Mientras, en el Gulag, las divisiones que les habían llevado a
matarse entre ellos se abolían: “...divisionarios, republicanos, falangistas;
todos nos llevábamos bien, éramos españoles, nos uníamos para sobrevivir,
respetábamos la ideología del otro, aunque en esas circunstancias no era lo más
importante.” Así lo recuerda José María Bañuelos.
En Karagandá, “los internados civiles y los prisioneros de
guerra se hallaban separados entre sí, lo que no impidió que se establecieran
contactos entre ellos e incluso que hubiera relaciones sentimentales e hijos
entre presos y presas de distintos confinamientos.” (Pilar Bonet, El País, 31
de mayo 2015).
A partir de 1946, los prisioneros de otras nacionalidades fueron
liberados y gracias a ellos la Federación Española de Deportados e Internados Políticos
(Fedip) supo de aquellos compatriotas.

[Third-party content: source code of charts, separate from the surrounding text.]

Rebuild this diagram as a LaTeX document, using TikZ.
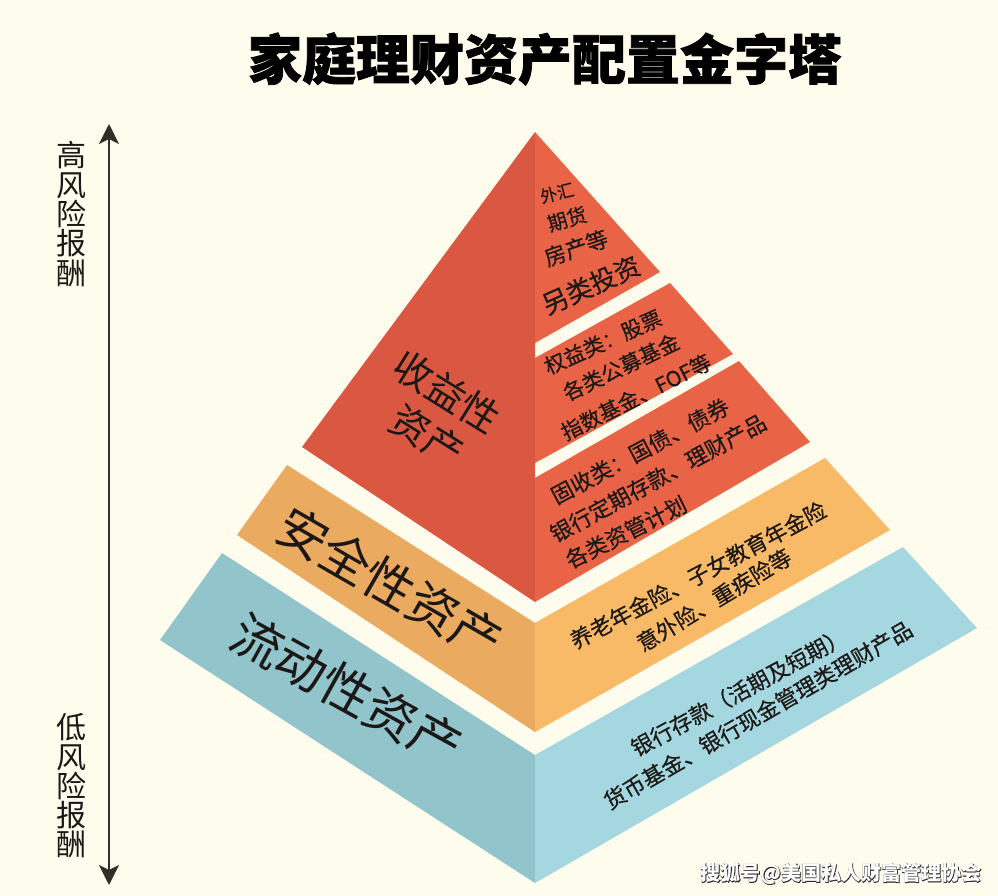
\documentclass[tikz,border=0pt]{standalone}
\usepackage{fontspec}
\setmainfont{Noto Sans CJK SC}
\newfontfamily\titlefont{Noto Sans CJK SC}[BoldFeatures={FakeBold=1.4}]
\newfontfamily\bodyfont{Noto Sans CJK SC}[FakeBold=0.4]
\newfontfamily\wmfont{Noto Sans CJK SC}[BoldFeatures={FakeBold=3.5}]
\usetikzlibrary{arrows.meta}
\definecolor{bgc}{RGB}{254,252,236}
\definecolor{redL}{RGB}{218,88,66}
\definecolor{redR}{RGB}{233,100,70}
\definecolor{orL}{RGB}{234,170,96}
\definecolor{orR}{RGB}{249,186,104}
\definecolor{blL}{RGB}{146,196,204}
\definecolor{blR}{RGB}{164,215,224}
\definecolor{txtc}{RGB}{28,24,22}
\definecolor{arrc}{RGB}{50,46,40}
\definecolor{wmdark}{RGB}{40,40,40}
\newcommand\outlinedtext[1]{\rlap{\wmfont\bfseries\color{wmdark}#1}{\bfseries\color{white}#1}}
\begin{document}
\begin{tikzpicture}[x=1pt,y=-1pt,
  lbl/.style={inner sep=0pt, text=txtc, font=\bodyfont\fontsize{22}{22}\selectfont},
  biglbl/.style={inner sep=0pt, text=txtc},
  vlbl/.style={inner sep=0pt, text=txtc, align=center, font=\fontsize{30}{29.3}\selectfont},
  axisarrow/.style={line width=2.6pt, draw=arrc, {Stealth[length=20pt,width=20pt,inset=5pt]}-{Stealth[length=20pt,width=20pt,inset=5pt]}}
]
\fill[bgc] (0,0) rectangle (998,896);
\useasboundingbox (0,0) rectangle (998,896);

% blue layer
\fill[blL] (222,553) -- (535,755) -- (535,883) -- (160,640) -- cycle;
\fill[blR] (535,755) -- (903,547) -- (977,628) -- (535,883) -- cycle;
% orange layer
\fill[orL] (287,465) -- (535,623) -- (535,732) -- (237,535) -- cycle;
\fill[orR] (535,623) -- (825,458) -- (890,530) -- (535,732) -- cycle;
% red pyramid
\fill[redL] (535,132) -- (302,447) -- (535,602) -- cycle;
\fill[redR] (535,132) -- (660,272) -- (535,343) -- cycle;
\fill[redR] (535,358) -- (670,283) -- (733,354) -- (535,463) -- cycle;
\fill[redR] (535,478) -- (739,361) -- (810,442) -- (535,602) -- cycle;

% title
\node[inner sep=0pt, text=black, font=\titlefont\fontsize{54}{54}\selectfont\bfseries] (title) at (545,59) {家庭理财资产配置金字塔};

% axis
\coordinate (atop) at (109,124);
\coordinate (abot) at (109,885);
\draw[axisarrow] (atop) -- (abot);
\node[vlbl] (high) at (71,214) {高\\风\\险\\报\\酬};
\node[vlbl] (low) at (71,786) {低\\风\\险\\报\\酬};

% left face labels
\node[biglbl, font=\fontsize{39}{39}\selectfont, rotate=-32] (sy1) at (447,392) {收益性};
\node[biglbl, font=\fontsize{39}{39}\selectfont, rotate=-32] (sy2) at (427,436) {资产};
\node[biglbl, font=\fontsize{50}{50}\selectfont, rotate=-30] (aq) at (390,583) {安全性资产};
\node[biglbl, font=\fontsize{51}{51}\selectfont, rotate=-29] (ld) at (347,690) {流动性资产};

% top band
\node[lbl, font=\bodyfont\fontsize{17}{17}\selectfont, rotate=14] (t1) at (557,193) {外汇};
\node[lbl, font=\bodyfont\fontsize{20}{20}\selectfont, rotate=16] (t2) at (567,219) {期货};
\node[lbl, font=\bodyfont\fontsize{22}{22}\selectfont, rotate=19] (t3) at (576,248) {房产等};
\node[lbl, font=\bodyfont\fontsize{26}{26}\selectfont, rotate=24] (t4) at (591,285) {另类投资};

% middle band
\node[lbl, font=\bodyfont\fontsize{21}{21}\selectfont, rotate=24] (m1) at (603,342) {权益类：股票};
\node[lbl, font=\bodyfont\fontsize{21}{21}\selectfont, rotate=25.5] (m2) at (621,367) {各类公募基金};
\node[lbl, font=\bodyfont\fontsize{21}{21}\selectfont, rotate=26.5] (m3) at (636,397) {指数基金、FOF等};

% bottom red band
\node[lbl, rotate=28] (b1) at (640,451) {固收类：国债、债券};
\node[lbl, rotate=28.5] (b2) at (658,478) {银行定期存款、理财产品};
\node[lbl, rotate=26.5] (b3) at (626,532) {各类资管计划};

% orange right
\node[lbl, rotate=28] (o1) at (698,575) {养老年金险、子女教育年金险};
\node[lbl, rotate=31] (o2) at (714,600) {意外险、重疾险等};

% blue right
\node[lbl, rotate=28.5] (l1) at (739,692) {银行存款（活期及短期）};
\node[lbl, rotate=30] (l2) at (758,715) {货币基金、银行现金管理类理财产品};

% watermark
\node[inner sep=0pt, font=\fontsize{20}{20}\selectfont] (wm) at (841,874) {\outlinedtext{搜狐号@美国私人财富管理协会}};
\end{tikzpicture}
\end{document}
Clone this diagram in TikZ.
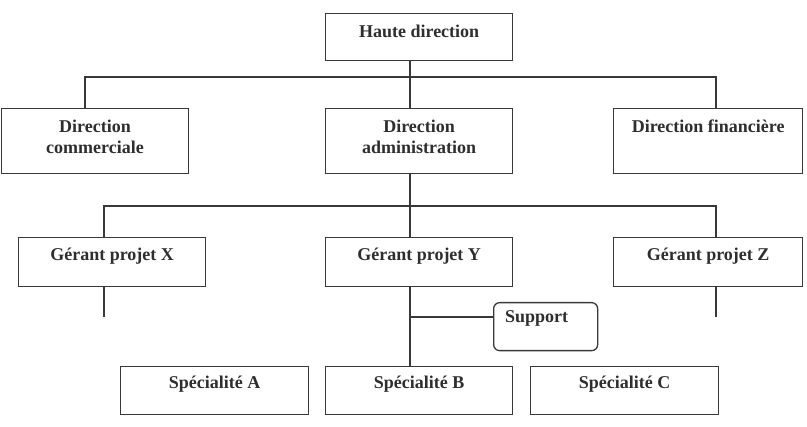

Su secretario general, Josep Ester i
Borrás, veterano de la Guerra Civil, miembro de la resistencia francesa y
sobreviviente del campo alemán de Mauthausenen, encabezó la campaña para la
liberación mientras los comunistas españoles movilizaban todos sus recursos
para negar los hechos, agraviar a la Fedip y sostener que en la URSS solo había
españoles felices y algunos fascistas y traidores encarcelados.
Luego de la muerte de Stalin el régimen de Franco hizo su propia
jugada para liberar a los prisioneros de la división Azul. Así, el 2 de abril
de 1954, en medio de un enorme despliegue propagandístico, llegó a Barcelona el
‘Semíramis’ con 248 miembros de la División Azul a bordo; disimulados entre
ellos también llegaron 38 republicanos.
Mientras, los demás sobrevivientes trataban de rehacer sus vidas sin cejar en
sus deseos de salir del paraíso, la experiencia de Karagandá fue cayendo en los
olvidos de la Historia hasta que comenzó a recuperar la luz merced a la
tenacidad de historiadores como Luiza Iordache, a las memorias que algunos
sobrevivientes escribieron y la pasión de sus hijos por vindicar sus vidas.